Iran says first own satellite for peaceful purposes
ADDIS ABABA |
ADDIS ABABA (Reuters)- Iran said its first domestically made satellite, launched into orbit Tuesday, was for peaceful purposes only and that all nations should benefit from such technology.
Iran announced the launch of its first satellite earlier on Tuesday at a time of persistent international tension over its nuclear program.
"Iran's satellite technology is for purely peaceful purposes and to meet the needs of the country," Iranian Foreign Minister Manouchehr Mottaki told a news conference on the sidelines of an African Union summit in Addis Ababa.
Tehran launched the Omid (Hope) satellite as it marks the 30th anniversary of the 1979 Islamic revolution this month.
"Satellites are a very essential means of gathering environmental data, climate data ... and lots of necessary information that we need for technological, agricultural and economic projects," Mottaki said.
The long-range ballistic technology used to put satellites into orbit can also be used for launching weapons, although Iran says it has no plans to do so.
Mottaki said Iran believed the latest technologies should be available to all states.

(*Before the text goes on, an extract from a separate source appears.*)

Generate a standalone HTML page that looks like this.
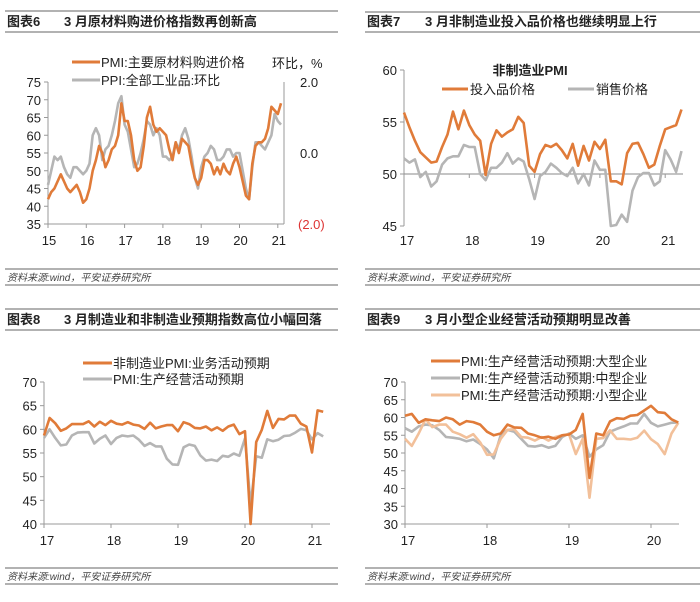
<!DOCTYPE html>
<html><head><meta charset="utf-8">
<style>
html,body{margin:0;padding:0;background:#fff}
svg{display:block;font-family:"Liberation Sans","Noto Sans CJK SC",sans-serif}
</style></head><body>
<svg id="s" width="700" height="602" viewBox="0 0 700 602" xmlns="http://www.w3.org/2000/svg">
<g stroke="#666" stroke-width="1">
<line x1="5" y1="11" x2="338" y2="11"/><line x1="5" y1="32" x2="338" y2="32"/>
<line x1="365" y1="12" x2="700" y2="12"/><line x1="365" y1="32" x2="700" y2="32"/>
<line x1="5" y1="309" x2="338" y2="309"/><line x1="5" y1="330" x2="338" y2="330"/>
<line x1="365" y1="309" x2="700" y2="309"/><line x1="365" y1="330" x2="700" y2="330"/>
<line x1="5" y1="269" x2="338" y2="269"/><line x1="5" y1="285" x2="338" y2="285"/>
<line x1="365" y1="269" x2="700" y2="269"/><line x1="365" y1="285" x2="700" y2="285"/>
<line x1="5" y1="568" x2="338" y2="568"/><line x1="5" y1="584" x2="338" y2="584"/>
<line x1="365" y1="568" x2="700" y2="568"/><line x1="365" y1="584" x2="700" y2="584"/>
</g>
<g font-size="13" font-weight="bold" fill="#222">
<text x="7" y="26">图表6</text><text x="64" y="26">3 月原材料购进价格指数再创新高</text>
<text x="367" y="26">图表7</text><text x="425" y="26">3 月非制造业投入品价格也继续明显上行</text>
<text x="7" y="324">图表8</text><text x="64" y="324">3 月制造业和非制造业预期指数高位小幅回落</text>
<text x="367" y="324">图表9</text><text x="425" y="324">3 月小型企业经营活动预期明显改善</text>
</g>
<g font-size="10" font-style="italic" fill="#444">
<text x="7" y="281">资料来源:wind，平安证券研究所</text>
<text x="367" y="281">资料来源:wind，平安证券研究所</text>
<text x="7" y="580">资料来源:wind，平安证券研究所</text>
<text x="367" y="580">资料来源:wind，平安证券研究所</text>
</g>
<g id="c" font-size="12" fill="#222"></g>
</svg>
<script>
var c=document.getElementById('c'),NS='http://www.w3.org/2000/svg';
function el(t,a,txt){var e=document.createElementNS(NS,t);for(var k in a)e.setAttribute(k,a[k]);if(txt!=null)e.textContent=txt;c.appendChild(e);return e;}
function line(x1,y1,x2,y2,col,w){el('line',{x1:x1,y1:y1,x2:x2,y2:y2,stroke:col||'#999','stroke-width':w||1});}
function poly(d,x0,dx,fy,col){var p=d.map(function(v,i){return (x0+i*dx).toFixed(1)+','+fy(v).toFixed(1)}).join(' ');el('polyline',{points:p,fill:'none',stroke:col,'stroke-width':2.6,'stroke-linejoin':'round'});}
function txt(x,y,s,a){var o={x:x,y:y};for(var k in a)o[k]=a[k];el('text',o,s);}
var OR='#E07B39',GR='#B5B5B5',LO='#F2C09A';
// Panel 1
(function(){var fy=function(v){return 224-(v-35)*142/40};
line(48,82,48,224);line(48,224,284,224);line(284,82,284,224);
for(var v=35;v<=75;v+=5){txt(41,fy(v)+5,v,{'text-anchor':'end','font-size':13});line(44,fy(v),48,fy(v));}
for(var i=0;i<7;i++){var x=48+i*38.3;line(x,224,x,228);txt(x+1,245,15+i,{'text-anchor':'middle','font-size':13});}
txt(300,87,'2.0',{'font-size':13});txt(300,158,'0.0',{'font-size':13});txt(298,229,'(2.0)',{'font-size':13,fill:'#d33'});
txt(272,68,'环比，%',{'font-size':13});
line(72,62,100,62,OR,3);txt(101,67,'PMI:主要原材料购进价格',{'font-size':13});
line(72,80,100,80,GR,3);txt(101,85,'PPI:全部工业品:环比',{'font-size':13});
var dx=38.3/12;
var g=[46,50,54,53,54,51,49,48,51,51,50,49,50,52,60,62,60,53,56,57,60,64,69,71,63,61,56,51,52,55,59,64,63,60,62,60,54,54,53,54,58,56,60,62,59,54,48,45,51,54,55,57,56,53,53,54,56,56,54,55,55,50,45,42,51,58,58,57,56,58,60,66,64,63];
var o=[42,44,45,47,49,47,45,44,45,46,44,41,42,45,50,53,57,55,51,53,56,57,60,69,64,64,60,53,50,51,57,65,68,63,61,62,61,60,56,53,58,55,59,58,57,52,48,46,48,53,53,52,49,51,49,52,50,49,52,54,51,47,43,42,52,57,58,58,59,62,68,67,66,69];
poly(g,48,dx,fy,GR);poly(o,48,dx,fy,OR);})();
// Panel 2
(function(){var fy=function(v){return 226-(v-45)*10.4};
line(404,70,404,226);line(404,174,683,174,'#888');
for(var v=45;v<=60;v+=5){txt(397,fy(v)+5,v,{'text-anchor':'end','font-size':13});line(400,fy(v),404,fy(v));}
for(var i=0;i<5;i++){var x=404+i*65.3;line(x,174,x,178);txt(x+3,245,17+i,{'text-anchor':'middle','font-size':13});}
txt(530,75,'非制造业PMI',{'text-anchor':'middle','font-size':13,'font-weight':'bold'});
line(442,89,468,89,OR,3);txt(470,94,'投入品价格',{'font-size':13});
line(568,89,594,89,GR,3);txt(596,94,'销售价格',{'font-size':13});
var dx=65.3/12;
var s=[51.5,51.1,51.4,49.7,50.2,48.8,49.3,50.9,51.5,51.7,51.7,52.8,52.6,52.6,50.0,49.4,50.6,50.6,51.1,52.0,51.0,51.5,51.2,49.5,47.6,49.8,50.2,51.0,50.6,50.1,49.8,50.6,49.1,50.0,48.9,51.3,50.4,50.4,45.0,45.1,46.1,45.4,48.4,49.7,50.1,50.1,48.9,49.3,52.3,51.4,50.2,52.2];
var o=[55.9,54.5,53.2,52.1,51.6,51.1,51.2,52.6,53.8,56.0,54.3,56.1,54.7,53.8,53.2,49.9,52.9,54.2,53.6,54.0,54.3,55.5,54.9,50.8,50.2,51.9,52.8,52.6,52.9,52.3,51.5,52.9,50.8,52.7,51.3,53.1,52.4,53.3,49.3,49.3,49.0,52.0,52.9,53.0,51.9,50.6,50.9,52.7,54.3,54.5,54.7,56.2];
poly(s,404,dx,fy,GR);poly(o,404,dx,fy,OR);})();
// Panel 3
(function(){var fy=function(v){return 524-(v-40)*142/30};
line(44,382,44,524);line(44,524,330,524);
for(var v=40;v<=70;v+=5){txt(37,fy(v)+5,v,{'text-anchor':'end','font-size':13});line(40,fy(v),44,fy(v));}
for(var i=0;i<5;i++){var x=44+i*67;line(x,524,x,528);txt(x+3,545,17+i,{'text-anchor':'middle','font-size':13});}
line(83,363,112,363,OR,3);txt(113,368,'非制造业PMI:业务活动预期',{'font-size':13});
line(83,379,112,379,GR,3);txt(113,384,'PMI:生产经营活动预期',{'font-size':13});
var dx=67/12;
var g=[58.2,60.0,58.2,56.6,56.8,58.7,59.3,59.4,59.4,57.0,58.0,58.7,56.9,58.2,58.7,58.5,58.7,57.8,56.5,57.1,56.4,56.4,53.8,52.6,52.5,56.2,56.8,56.5,54.5,53.4,53.6,53.3,54.4,54.2,54.9,54.4,58.1,44.0,54.3,54.0,57.9,57.5,57.8,58.6,58.7,59.3,60.1,59.8,57.9,59.2,58.5];
var o=[58.7,62.4,61.3,59.7,60.2,61.1,61.1,61.1,61.7,60.6,61.6,60.9,61.8,61.2,61.0,61.5,61.0,60.8,60.1,61.4,60.2,60.6,60.9,60.9,59.6,61.5,61.1,60.3,60.2,60.6,59.8,60.4,59.7,60.6,61.0,59.0,59.6,40.0,57.3,59.9,63.9,60.3,62.2,62.1,62.9,62.9,61.2,60.6,55.1,64.0,63.7];
poly(g,44,dx,fy,GR);poly(o,44,dx,fy,OR);})();
// Panel 4
(function(){var fy=function(v){return 524-(v-30)*142/40};
line(405,382,405,524);line(405,524,679,524);
for(var v=30;v<=70;v+=5){txt(398,fy(v)+5,v,{'text-anchor':'end','font-size':13});line(401,fy(v),405,fy(v));}
for(var i=0;i<4;i++){var x=405+i*82;line(x,524,x,528);txt(x+3,545,17+i,{'text-anchor':'middle','font-size':13});}
line(431,361,460,361,OR,3);txt(461,366,'PMI:生产经营活动预期:大型企业',{'font-size':13});
line(431,378,460,378,GR,3);txt(461,383,'PMI:生产经营活动预期:中型企业',{'font-size':13});
line(431,395,460,395,LO,3);txt(461,400,'PMI:生产经营活动预期:小型企业',{'font-size':13});
var dx=82/12;
var L=[60.5,61,58.5,59.5,59.2,59,60,59.5,58,59,58.7,58,56,55,55.5,58,57.2,57.1,55.5,55,54.3,54.6,54,55,55.2,56.5,61,43,55.5,55,58.9,59.8,59.6,60.5,60.7,62,63.3,61.5,61.3,59.5,58.6];
var M=[57,56,57.5,58,57.8,56.5,54.5,54.3,54,53.3,53.8,52.5,51,48.5,55,56.5,56,54,52,51.8,52.2,51.5,52,54.5,55.5,54,55,49,51,52.2,56,56.8,57.5,58.3,58.3,61,58.5,57.5,58,58.5,58.6];
var S=[54,52,55.5,59.5,57.3,58,58,56,55.3,54.3,55.3,53,49.5,49.6,54,56.5,56.7,54.5,54.3,53.5,54.5,53.5,54.5,55,55.3,49.7,54,37.4,54,54.2,56.4,54,54,53.8,54.3,56.3,53.9,52.5,49.7,55.5,58.5];
poly(M,405,dx,fy,GR);poly(S,405,dx,fy,LO);poly(L,405,dx,fy,OR);})();
</script>
</body></html>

"The difference between our country and some countries which have these capacities is that we believe science belongs to all humanity," he said. "Some people believe that advanced technologies belong to some countries exclusively."
Mottaki said Iran's military capacity was purely defensive.
"In Iran's history, in the last 100 years, you cannot point to aggression by Iran against any nation," he said.
"Iran's people are peace-loving they want peace with all countries around the world."